Bu yorum bize de gerçekçi gelmektedir, zira dünya borsalarına kayıtlı şirketlerin piyasa değerinin dünya hasılasına oranı, bugün, neredeyse 2007'deki düzeyine yaklaşmıştır. Bu oran, 1999'da %116,6 oldu, ardından 2001 mali krizi geldi. Yine, bu oran, 2007'de %114 oldu, bu kez 2008 krizi geldi. 2017 itibariyle bu oran yeniden %112.5 düzeyine ulaşmıştır.2 Dolayısıyla, bir kez daha, borsalarda, gelecekteki üretimden pay taleplerinin birikimi, gerçek üretimin iki katını aşmış durumdadır. Kütlesel ölçekte bir hayalî sermaye kıyımının arefesinde olduğumuz muhtemeldir.

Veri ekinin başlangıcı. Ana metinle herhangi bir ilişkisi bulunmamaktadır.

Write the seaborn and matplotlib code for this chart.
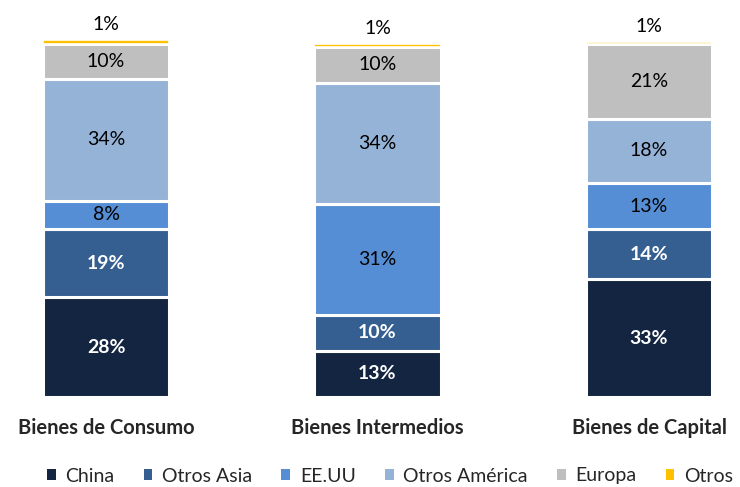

Çin borsasında görülen düşüşler, Borsa İstanbul'da yaşanan dalgalanmalar3 böyle topyekün bir borsa krizinin ön habercileri gibidir. Böyle bir borsa krizi, 2018'dekinin tersine, uluslararası mali sermayenin ABD ve Avrupa “güvenli” limanlarına çekilmesine sebep olarak, Türkiye gibi “sıcak para” bağımlısı ülkeleri hayli zor durumda bırakacaktır.


Türkiye ekonomisini sarsmakta olan borç krizi, önümüzdeki dönemde ekonomik krize dönüşerek fabrika iflasları, ticaret durgunluğu, tarım krizi, bankalarda mali sarsıntılar biçiminde sonuçlar verecektir. Erdoğan oligarşisinin ekonomiyi bir aile şirketi gibi yönetmeye çalışması, AKP'nin üst yönetimi çevresinde oluşan ahbap çavuş kapitalizmi ağı, bu ekonomik krizi daha da ağırlaştıran, içinden çıkılmaz hale getiren sonuçlar yaratacaktır.


Hükümetini neredeyse tümüyle kapitalistlerden oluşturan Saray iktidarı, yaklaşan kriz karşısında oldukça net bir sınıfsal pozisyon almıştır. Muhalefetin de hiç olmadığı kadar antikapitalist bir pozisyon alması gereken bir döneme giriyoruz. İşçi sınıfının ve emekçi halkın yaşayacağı büyük acıyı bir mücadele kuvvetine dönüştürmeyi başarırsa, toplumsal ve siyasal muhalefetin yükselişe geçmesi son derece mümkündür.